§ Supplied information
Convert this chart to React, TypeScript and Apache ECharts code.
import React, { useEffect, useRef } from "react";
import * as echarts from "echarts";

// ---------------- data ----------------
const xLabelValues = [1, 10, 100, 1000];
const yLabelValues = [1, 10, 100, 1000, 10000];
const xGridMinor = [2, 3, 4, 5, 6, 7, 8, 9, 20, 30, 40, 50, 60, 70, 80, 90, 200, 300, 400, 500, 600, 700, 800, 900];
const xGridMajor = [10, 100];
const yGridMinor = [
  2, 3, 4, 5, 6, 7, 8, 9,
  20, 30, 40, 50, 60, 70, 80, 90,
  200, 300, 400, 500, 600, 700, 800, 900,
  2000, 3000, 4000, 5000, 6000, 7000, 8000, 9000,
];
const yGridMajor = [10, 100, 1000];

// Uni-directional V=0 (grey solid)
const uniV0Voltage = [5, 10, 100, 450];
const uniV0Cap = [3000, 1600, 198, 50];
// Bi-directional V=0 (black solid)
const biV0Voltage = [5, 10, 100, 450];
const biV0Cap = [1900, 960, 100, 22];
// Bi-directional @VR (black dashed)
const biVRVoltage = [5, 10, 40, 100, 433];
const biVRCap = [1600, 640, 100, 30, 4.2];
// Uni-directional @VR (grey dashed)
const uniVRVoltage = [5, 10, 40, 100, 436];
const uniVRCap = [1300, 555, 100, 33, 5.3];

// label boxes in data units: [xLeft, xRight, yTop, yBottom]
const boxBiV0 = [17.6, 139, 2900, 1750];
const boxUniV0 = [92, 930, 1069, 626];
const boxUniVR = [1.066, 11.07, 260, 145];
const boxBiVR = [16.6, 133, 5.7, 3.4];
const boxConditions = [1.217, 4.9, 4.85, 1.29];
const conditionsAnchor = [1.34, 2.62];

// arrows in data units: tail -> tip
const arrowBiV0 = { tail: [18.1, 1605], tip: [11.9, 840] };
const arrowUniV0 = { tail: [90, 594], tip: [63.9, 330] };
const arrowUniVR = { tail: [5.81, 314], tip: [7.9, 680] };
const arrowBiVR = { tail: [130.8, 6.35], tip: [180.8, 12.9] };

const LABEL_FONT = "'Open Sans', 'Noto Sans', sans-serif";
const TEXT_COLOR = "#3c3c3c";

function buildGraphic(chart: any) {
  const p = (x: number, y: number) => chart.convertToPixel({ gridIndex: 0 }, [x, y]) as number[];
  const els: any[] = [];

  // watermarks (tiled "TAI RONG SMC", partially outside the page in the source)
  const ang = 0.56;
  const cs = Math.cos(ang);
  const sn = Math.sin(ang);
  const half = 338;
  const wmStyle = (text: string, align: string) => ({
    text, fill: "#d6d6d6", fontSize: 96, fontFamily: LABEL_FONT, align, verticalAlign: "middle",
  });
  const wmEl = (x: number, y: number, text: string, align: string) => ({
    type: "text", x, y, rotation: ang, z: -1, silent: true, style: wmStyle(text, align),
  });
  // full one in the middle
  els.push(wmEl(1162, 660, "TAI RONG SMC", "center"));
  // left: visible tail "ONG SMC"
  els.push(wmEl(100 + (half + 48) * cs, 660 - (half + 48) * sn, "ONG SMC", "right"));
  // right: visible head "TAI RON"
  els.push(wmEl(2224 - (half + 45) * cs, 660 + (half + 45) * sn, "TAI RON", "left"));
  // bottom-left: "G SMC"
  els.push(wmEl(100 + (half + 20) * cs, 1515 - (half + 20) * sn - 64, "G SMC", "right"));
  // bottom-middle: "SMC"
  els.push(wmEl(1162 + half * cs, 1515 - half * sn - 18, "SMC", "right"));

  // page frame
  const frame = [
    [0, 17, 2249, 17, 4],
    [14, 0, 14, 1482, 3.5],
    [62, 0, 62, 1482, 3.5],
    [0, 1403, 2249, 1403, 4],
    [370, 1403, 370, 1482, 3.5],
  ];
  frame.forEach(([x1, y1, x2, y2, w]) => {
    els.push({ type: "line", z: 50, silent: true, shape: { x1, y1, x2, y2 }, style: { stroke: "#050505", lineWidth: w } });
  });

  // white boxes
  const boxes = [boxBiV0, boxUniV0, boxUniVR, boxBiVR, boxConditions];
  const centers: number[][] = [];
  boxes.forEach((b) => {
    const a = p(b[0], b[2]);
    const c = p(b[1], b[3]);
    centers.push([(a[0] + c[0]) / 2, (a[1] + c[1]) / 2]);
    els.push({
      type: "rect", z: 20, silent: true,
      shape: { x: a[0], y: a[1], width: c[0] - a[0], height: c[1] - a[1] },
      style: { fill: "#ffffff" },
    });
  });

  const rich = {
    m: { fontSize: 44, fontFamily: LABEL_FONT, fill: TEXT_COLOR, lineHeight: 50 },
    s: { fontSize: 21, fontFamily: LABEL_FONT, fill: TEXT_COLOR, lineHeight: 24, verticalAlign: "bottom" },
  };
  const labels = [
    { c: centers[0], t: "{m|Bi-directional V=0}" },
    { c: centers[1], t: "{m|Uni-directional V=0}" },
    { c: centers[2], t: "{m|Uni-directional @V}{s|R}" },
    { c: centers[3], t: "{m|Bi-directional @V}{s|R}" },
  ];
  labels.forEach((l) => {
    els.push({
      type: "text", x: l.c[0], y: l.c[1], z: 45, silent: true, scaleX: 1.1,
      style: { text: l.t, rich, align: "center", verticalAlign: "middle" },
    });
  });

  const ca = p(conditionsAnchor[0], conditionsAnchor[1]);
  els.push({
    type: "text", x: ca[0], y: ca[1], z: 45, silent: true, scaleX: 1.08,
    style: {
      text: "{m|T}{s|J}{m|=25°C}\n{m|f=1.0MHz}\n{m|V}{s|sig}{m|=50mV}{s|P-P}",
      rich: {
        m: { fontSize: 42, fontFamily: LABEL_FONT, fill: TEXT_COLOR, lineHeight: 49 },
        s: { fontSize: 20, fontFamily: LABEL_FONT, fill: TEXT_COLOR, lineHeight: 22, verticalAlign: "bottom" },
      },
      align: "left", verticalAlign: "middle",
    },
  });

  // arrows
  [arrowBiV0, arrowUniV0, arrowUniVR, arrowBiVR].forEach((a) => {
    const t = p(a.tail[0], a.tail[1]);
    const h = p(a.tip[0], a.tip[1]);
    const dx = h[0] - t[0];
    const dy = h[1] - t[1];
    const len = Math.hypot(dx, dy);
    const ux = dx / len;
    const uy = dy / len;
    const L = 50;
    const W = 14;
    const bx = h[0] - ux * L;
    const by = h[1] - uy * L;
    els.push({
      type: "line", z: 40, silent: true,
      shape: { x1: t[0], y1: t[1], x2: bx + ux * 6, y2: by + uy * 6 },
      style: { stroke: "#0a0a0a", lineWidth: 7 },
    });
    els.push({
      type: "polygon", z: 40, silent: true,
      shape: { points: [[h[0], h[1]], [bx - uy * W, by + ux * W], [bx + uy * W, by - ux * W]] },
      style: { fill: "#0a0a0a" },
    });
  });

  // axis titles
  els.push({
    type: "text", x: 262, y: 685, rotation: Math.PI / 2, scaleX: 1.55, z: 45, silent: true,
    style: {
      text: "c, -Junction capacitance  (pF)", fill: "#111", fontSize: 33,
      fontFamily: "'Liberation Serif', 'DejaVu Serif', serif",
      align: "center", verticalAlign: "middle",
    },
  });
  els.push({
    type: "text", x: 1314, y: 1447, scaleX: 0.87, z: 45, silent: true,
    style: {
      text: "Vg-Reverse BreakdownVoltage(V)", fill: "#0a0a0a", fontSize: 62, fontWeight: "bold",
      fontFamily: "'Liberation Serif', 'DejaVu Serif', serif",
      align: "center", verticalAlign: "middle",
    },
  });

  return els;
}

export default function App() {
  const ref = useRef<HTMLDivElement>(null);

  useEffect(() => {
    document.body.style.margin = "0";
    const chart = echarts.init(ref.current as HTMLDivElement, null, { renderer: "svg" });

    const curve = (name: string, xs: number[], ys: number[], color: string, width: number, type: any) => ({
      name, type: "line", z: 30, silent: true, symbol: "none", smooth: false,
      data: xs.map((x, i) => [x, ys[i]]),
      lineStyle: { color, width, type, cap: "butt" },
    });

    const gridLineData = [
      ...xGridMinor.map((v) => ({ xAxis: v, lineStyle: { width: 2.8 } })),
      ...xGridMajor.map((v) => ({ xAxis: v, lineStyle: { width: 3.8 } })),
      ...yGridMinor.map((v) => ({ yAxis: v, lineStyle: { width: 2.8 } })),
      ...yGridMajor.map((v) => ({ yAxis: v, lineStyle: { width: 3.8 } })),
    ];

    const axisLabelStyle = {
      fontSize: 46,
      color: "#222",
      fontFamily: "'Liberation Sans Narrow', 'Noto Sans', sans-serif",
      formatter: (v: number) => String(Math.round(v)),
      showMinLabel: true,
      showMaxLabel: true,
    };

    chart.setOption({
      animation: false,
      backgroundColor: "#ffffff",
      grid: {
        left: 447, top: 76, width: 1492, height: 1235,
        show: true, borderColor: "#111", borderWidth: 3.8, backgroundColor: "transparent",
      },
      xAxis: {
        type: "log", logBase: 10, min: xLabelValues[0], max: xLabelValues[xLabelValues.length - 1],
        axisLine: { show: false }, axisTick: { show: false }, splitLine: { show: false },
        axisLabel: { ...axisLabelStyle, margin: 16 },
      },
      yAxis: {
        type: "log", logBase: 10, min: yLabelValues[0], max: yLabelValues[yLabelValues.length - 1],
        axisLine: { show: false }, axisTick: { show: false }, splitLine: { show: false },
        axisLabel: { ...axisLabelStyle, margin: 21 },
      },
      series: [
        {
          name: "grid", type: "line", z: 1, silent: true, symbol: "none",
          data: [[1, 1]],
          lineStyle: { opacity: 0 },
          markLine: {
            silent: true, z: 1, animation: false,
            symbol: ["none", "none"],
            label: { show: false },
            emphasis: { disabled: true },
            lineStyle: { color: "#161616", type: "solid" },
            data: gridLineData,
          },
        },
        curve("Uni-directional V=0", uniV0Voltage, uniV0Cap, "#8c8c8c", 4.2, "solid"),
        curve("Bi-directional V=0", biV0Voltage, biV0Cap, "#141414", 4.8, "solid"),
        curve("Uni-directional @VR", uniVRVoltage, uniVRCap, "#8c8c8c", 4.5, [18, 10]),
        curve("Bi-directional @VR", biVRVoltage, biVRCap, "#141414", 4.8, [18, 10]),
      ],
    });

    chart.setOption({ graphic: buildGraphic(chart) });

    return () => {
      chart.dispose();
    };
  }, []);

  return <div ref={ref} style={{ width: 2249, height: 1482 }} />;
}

§ Work to be completed
Copy out the listing above, line by line and exactly, from its first line to the line holding "const yGridMajor = [10, 100, 1000];", inclusive.

§ Output for this exercise
Convert this chart to React, TypeScript and Apache ECharts code.
import React, { useEffect, useRef } from "react";
import * as echarts from "echarts";

// ---------------- data ----------------
const xLabelValues = [1, 10, 100, 1000];
const yLabelValues = [1, 10, 100, 1000, 10000];
const xGridMinor = [2, 3, 4, 5, 6, 7, 8, 9, 20, 30, 40, 50, 60, 70, 80, 90, 200, 300, 400, 500, 600, 700, 800, 900];
const xGridMajor = [10, 100];
const yGridMinor = [
  2, 3, 4, 5, 6, 7, 8, 9,
  20, 30, 40, 50, 60, 70, 80, 90,
  200, 300, 400, 500, 600, 700, 800, 900,
  2000, 3000, 4000, 5000, 6000, 7000, 8000, 9000,
];
const yGridMajor = [10, 100, 1000];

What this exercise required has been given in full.